AIM OF THE EXERCISE:
Your output is the lines from the first one to the one containing "first flex mode", repeated exactly, with images left out.

DATA SECTION:
::::::::::
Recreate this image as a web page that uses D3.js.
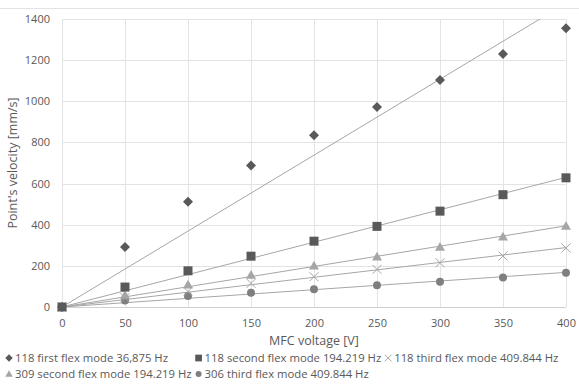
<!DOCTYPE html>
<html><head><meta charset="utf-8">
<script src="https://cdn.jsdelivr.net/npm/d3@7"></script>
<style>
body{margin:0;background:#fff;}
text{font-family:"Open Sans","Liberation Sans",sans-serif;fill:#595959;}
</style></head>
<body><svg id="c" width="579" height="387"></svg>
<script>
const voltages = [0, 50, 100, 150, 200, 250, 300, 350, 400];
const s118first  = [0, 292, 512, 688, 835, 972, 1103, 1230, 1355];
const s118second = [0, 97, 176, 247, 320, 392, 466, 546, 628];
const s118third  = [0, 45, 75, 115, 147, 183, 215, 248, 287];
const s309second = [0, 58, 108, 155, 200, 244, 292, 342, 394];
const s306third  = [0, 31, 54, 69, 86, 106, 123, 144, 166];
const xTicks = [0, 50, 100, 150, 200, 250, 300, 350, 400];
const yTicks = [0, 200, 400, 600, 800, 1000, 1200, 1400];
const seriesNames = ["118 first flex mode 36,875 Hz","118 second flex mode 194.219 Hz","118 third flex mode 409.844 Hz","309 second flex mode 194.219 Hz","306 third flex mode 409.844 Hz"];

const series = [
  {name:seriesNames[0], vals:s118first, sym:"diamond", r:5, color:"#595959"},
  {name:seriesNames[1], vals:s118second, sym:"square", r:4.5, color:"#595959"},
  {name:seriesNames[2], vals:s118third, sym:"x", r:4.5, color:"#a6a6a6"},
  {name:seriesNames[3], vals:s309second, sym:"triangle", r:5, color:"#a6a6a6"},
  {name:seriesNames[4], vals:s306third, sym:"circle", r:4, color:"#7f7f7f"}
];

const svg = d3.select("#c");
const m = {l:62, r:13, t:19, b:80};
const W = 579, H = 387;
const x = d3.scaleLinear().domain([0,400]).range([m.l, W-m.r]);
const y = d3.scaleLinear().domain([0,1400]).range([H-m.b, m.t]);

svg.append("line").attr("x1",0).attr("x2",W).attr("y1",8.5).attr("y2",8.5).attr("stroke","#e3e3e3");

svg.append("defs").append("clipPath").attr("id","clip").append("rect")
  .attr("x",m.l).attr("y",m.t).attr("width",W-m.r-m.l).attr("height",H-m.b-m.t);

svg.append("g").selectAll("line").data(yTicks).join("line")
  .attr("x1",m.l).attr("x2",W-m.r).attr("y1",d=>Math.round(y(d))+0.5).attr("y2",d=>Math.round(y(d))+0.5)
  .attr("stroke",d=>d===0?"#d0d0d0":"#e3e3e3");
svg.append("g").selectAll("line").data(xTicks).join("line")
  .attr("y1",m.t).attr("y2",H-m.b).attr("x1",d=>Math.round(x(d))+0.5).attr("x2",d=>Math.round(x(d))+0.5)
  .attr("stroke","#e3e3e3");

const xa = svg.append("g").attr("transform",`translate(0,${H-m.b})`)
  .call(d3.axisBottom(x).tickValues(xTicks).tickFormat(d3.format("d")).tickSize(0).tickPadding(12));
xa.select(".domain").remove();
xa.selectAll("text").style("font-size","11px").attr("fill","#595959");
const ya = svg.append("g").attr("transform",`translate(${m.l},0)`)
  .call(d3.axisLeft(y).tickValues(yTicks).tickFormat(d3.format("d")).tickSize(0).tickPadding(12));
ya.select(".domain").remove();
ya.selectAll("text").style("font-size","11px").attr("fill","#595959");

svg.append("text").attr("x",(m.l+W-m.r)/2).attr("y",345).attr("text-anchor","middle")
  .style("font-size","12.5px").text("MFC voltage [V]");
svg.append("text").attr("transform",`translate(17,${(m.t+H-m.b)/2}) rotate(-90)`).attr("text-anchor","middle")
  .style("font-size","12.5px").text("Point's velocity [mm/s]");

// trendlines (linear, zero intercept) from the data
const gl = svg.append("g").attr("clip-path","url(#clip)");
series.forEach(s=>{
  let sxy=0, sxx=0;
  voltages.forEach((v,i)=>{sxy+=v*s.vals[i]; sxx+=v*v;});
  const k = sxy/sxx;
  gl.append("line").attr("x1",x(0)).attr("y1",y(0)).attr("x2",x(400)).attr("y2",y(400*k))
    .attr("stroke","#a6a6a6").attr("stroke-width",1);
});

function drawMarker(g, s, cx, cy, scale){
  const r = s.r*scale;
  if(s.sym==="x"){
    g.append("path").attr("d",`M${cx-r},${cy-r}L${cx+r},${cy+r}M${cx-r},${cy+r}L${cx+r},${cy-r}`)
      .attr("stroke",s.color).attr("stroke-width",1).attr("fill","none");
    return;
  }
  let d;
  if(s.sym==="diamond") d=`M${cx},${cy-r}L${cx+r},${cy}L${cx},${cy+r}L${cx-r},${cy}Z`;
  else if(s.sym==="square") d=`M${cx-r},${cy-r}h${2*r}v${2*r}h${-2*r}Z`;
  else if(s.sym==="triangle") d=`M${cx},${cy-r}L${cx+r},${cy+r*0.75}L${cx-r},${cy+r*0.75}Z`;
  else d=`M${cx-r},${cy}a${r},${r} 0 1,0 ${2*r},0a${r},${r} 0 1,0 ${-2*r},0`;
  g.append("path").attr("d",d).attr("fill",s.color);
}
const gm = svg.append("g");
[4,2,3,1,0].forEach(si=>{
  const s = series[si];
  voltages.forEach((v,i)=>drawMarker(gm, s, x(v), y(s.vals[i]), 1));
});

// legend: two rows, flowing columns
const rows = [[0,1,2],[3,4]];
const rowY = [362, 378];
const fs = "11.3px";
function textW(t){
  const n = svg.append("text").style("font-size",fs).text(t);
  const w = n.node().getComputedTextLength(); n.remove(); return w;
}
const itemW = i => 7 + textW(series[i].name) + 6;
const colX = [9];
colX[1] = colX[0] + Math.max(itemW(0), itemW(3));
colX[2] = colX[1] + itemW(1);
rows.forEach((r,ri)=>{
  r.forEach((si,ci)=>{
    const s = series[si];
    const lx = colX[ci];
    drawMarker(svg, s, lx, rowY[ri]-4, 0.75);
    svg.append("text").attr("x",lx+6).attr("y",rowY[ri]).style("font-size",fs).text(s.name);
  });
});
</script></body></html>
::::::::::
THE COMPLETED TASK:
Recreate this image as a web page that uses D3.js.
<!DOCTYPE html>
<html><head><meta charset="utf-8">
<script src="https://cdn.jsdelivr.net/npm/d3@7"></script>
<style>
body{margin:0;background:#fff;}
text{font-family:"Open Sans","Liberation Sans",sans-serif;fill:#595959;}
</style></head>
<body><svg id="c" width="579" height="387"></svg>
<script>
const voltages = [0, 50, 100, 150, 200, 250, 300, 350, 400];
const s118first  = [0, 292, 512, 688, 835, 972, 1103, 1230, 1355];
const s118second = [0, 97, 176, 247, 320, 392, 466, 546, 628];
const s118third  = [0, 45, 75, 115, 147, 183, 215, 248, 287];
const s309second = [0, 58, 108, 155, 200, 244, 292, 342, 394];
const s306third  = [0, 31, 54, 69, 86, 106, 123, 144, 166];
const xTicks = [0, 50, 100, 150, 200, 250, 300, 350, 400];
const yTicks = [0, 200, 400, 600, 800, 1000, 1200, 1400];
const seriesNames = ["118 first flex mode 36,875 Hz","118 second flex mode 194.219 Hz","118 third flex mode 409.844 Hz","309 second flex mode 194.219 Hz","306 third flex mode 409.844 Hz"];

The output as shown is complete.